В семье сестры были не единственные дети, был старший брат Михаил, живший потом в своем доме в Салтыковке, с печкой, вполне оседлым, но цыганским бытом – мы с Шурой, двоюродной сестрой Ириной, Исидором и моим отцом ездили к ним (они с женой Нюшей были бездетны) на Пасху – какую-то могучую по обилию яств и патриархальности; помню всегдашнюю дядину приговорку: “Вот, привел Господь дожить до праздничка”. Мама никогда с нами не ездила, у нее с Михаилом были какие-то нелады, а “из приличия”, “по правилам» она не делала ничего – и мы с мужем называли ее “раба свободы”. Еще у них был обожаемый младший брат Александр, кротчайший и добрейший, все (и я всю его недолгую жизнь) звали его “Шара”, он умер, не дожив до 35 лет, потеряв на войне глаз, заполучив туберкулез и став инвалидом.
Мы, впрочем, знали, что Шура ездила к маме в лагерь на товарных поездах, а Исидор Владимирович Шток отдавал маме львиную долю своих весьма небольших средств. Притом что мой отец был и оставался в дружеских отношениях с предыдущим мужем Шуры – Платоном Владимировичем Лесли, мхатовским режиссером, потом, много позже, деканом актерского факультета ГИТИСа. После возвращения в 1954 году в Москву отец с Исидором стали уже ближайшими друзьями, и жизнь обоих семейств в 1970-е протекала, в сущности, совместно.
Обе сестры были очень погружены в семейную жизнь, особенно Шура. Театр не просто отдушина и долг – это святое. Мне самой говорил М. М. Яншин, вспоминая свое руководство в “Ромэне” через много лет, про маму: “Ни одного опоздания на репетицию, никаких отговорок, всегда первая на гастроли”, – и тут размягченная улыбка, так что здесь никаких “свобод”, а служение. Мама с благодарностью вспоминала “занятия у станка” – так они начинали в театре обучаться искусству танца. Она вообще любила “высокость” в искусстве – почитала МХАТ (любовно называла его “Художественный”), а в последние годы не пропускала ни одного балета по ТВ, правда, иногда вздыхала: “Все-таки я люблю характерных балерин”. Что-то “характерное” углядывала в Плисецкой и предпочитала ее Улановой. У нее было чувство иерархии, и она очень уважительно относилась ко всем своим худрукам – и к П. С. Саратовскому (называла его “Барорай” – “Большой барин”), и к С. А. Баркану, – и они платили маме сердечной симпатией. Н. А. Сличенко она просто обожала, его фотография висела у нее на главном месте рядом с потрясающим ее собственным портретом, который написала лагерная художница.

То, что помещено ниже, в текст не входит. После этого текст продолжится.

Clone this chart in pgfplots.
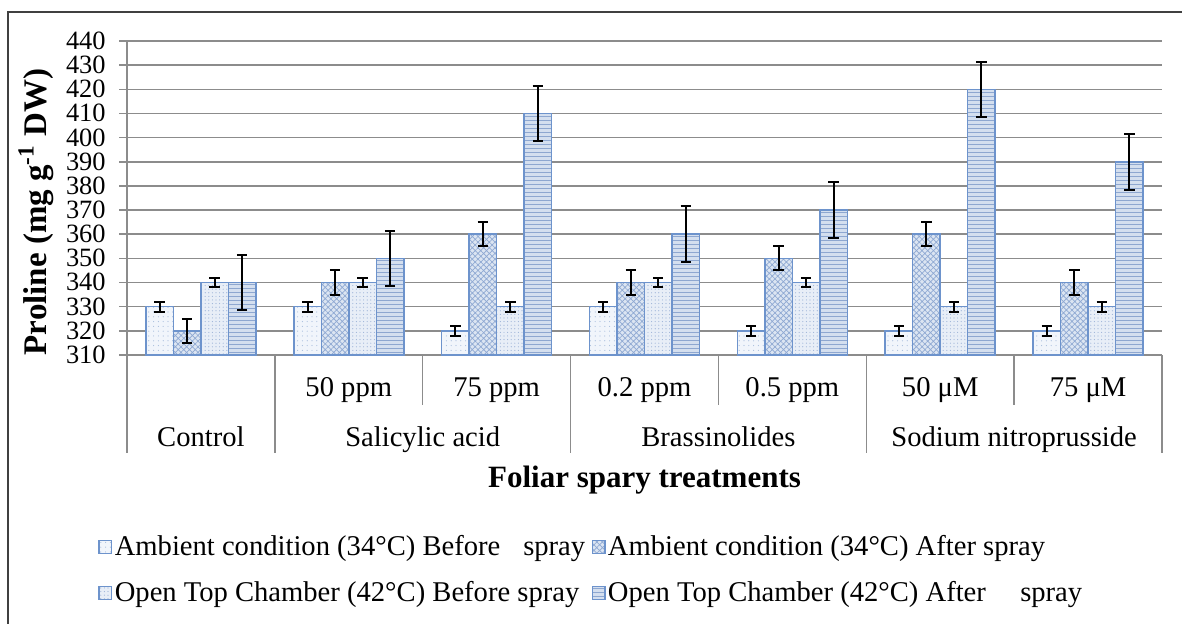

И мама, и Шура всю жизнь продружили с Лялей Черной, были в самых простых и тесных отношениях, но мама ценила в ней ту лесковскую “красу, природы совершенство”.
Она очень любила, хранила в памяти старый театр – с М. В. Скворцовой, Суровцевым, Н. Красавиной, выделяла с восторгом Марину Черкасову, Сергея Шишкова, всю жизнь продружила с Любой Васильковой, Хрусталевыми и Т. Ф. Денисовой, заведующей осветительным цехом. Но очень дружила и с молодежью, интересовалась ими, вообще с удовольствием была бы и с нынешней молодежью. В ней действительно оставалась какая-то неистребимость молодости – когда уже стали невозможны поездки и даже длинные пешие прогулки, она выходила на балкон и наслаждалась грозой или каким-нибудь снежным бураном.
Александра Кононова с дочерью и котом Кузей. 1953
Сестры как прожили всю жизнь вместе – даже географически – почти напротив, по разным сторонам Ленинградского проспекта, так и ушли друг за другом. Ольга – на одиннадцатый день после того, как скончалась Александра. Царство небесное им обеим».